La victime de la rupture abusive de pourparlers peut-elle prétendre à des dommages-intérêts au titre du manque à gagner résultant de la non-conclusion du contrat ?

La société A. engage avec les consorts X., actionnaires de la société E., des négociations en vue de la cession des actions composant le capital de cette société. Les pourparlers entrepris au printemps de l’année 1997 ont, à l’issue de plusieurs rencontres et de divers échanges de courriers, conduit à l’établissement, le 24 septembre 1997, d’un projet d’accord stipulant notamment plusieurs conditions suspensives qui devaient être réalisées avant le 10 octobre de la même année, date ultérieurement reportée au 31 octobre. Après de nouvelles discussions, la société A. accepte, le 16 octobre 1997, les demandes de modification formulées par les cédants et propose de reporter la date limite de réalisation des conditions au 15 novembre 1997. Les consorts X. n’ayant formulé aucune observation, un nouveau projet de cession leur est adressé le 13 novembre 1997. La société A ayant appris le 24 novembre, que les consorts X. avaient consenti, le 10 novembre, une promesse de cession des actions de la société E. à la société S. , demande que les consorts X. et la société S. soient condamnés à réparer le préjudice résultant de la rupture fautive des pourparlers.
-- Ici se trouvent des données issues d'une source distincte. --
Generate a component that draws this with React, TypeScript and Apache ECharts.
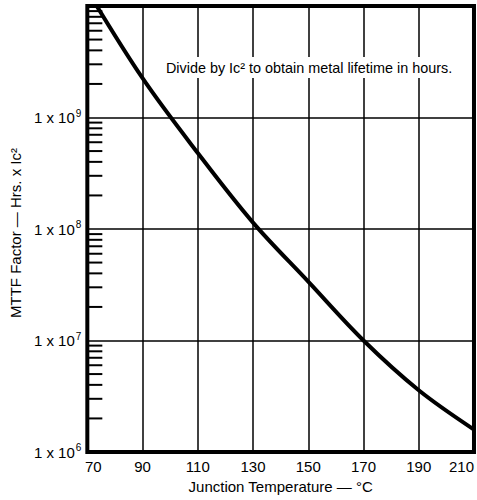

La Cour de cassation jugeant :

· que les circonstances constitutives d’une faute commise dans l’exercice du droit de rupture unilatérale des pourparlers précontractuels ne sont pas la cause du préjudice consistant dans la perte d’une chance de réaliser les gains que permettait d’espérer la conclusion du contrat. Par suite, en l’absence d’accord ferme et définitif, le préjudice subi par la société A. n’incluait que les frais occasionnés par la négociation et les études préalables auxquelles elle avait procéder et non les gains qu’elle pouvait, en cas de conclusion du contrat, espérer tirer de l’exploitation du fonds de commerce ni même la perte d’une chance d’obtenir ces gains ;

· que le simple fait de contracter, même en connaissance de cause, avec une personne ayant engagé des pourparlers avec un tiers ne constitue pas, en lui-même et sauf s’il est dicté par l’intention de nuire ou s’accompagne de manoeuvres frauduleuses, une faute de nature à engager la responsabilité de son auteur ;

Rejette, par suite, l’action en responsabilité formée par la société A. contre le tiers, la société S., qui avait en définitive acquis les titres dès lors que la clause insérée dans la promesse de cession signée par celui-ci, par laquelle il s’engageait à garantir par avance le vendeur de toute indemnité en cas de rupture abusive des pourparlers, ne suffisait pas à établir qu’il avait usé de procédés déloyaux pour obtenir la cession des actions composant le capital de la société E., ni même qu’il avait une connaissance exacte de l’état d’avancement des négociations poursuivies entre la société A. et les cédants et du manque de loyauté de ceux-ci à l’égard de celle-là, peu important qu’il ait en définitive profité de leurs manoeuvres déloyales.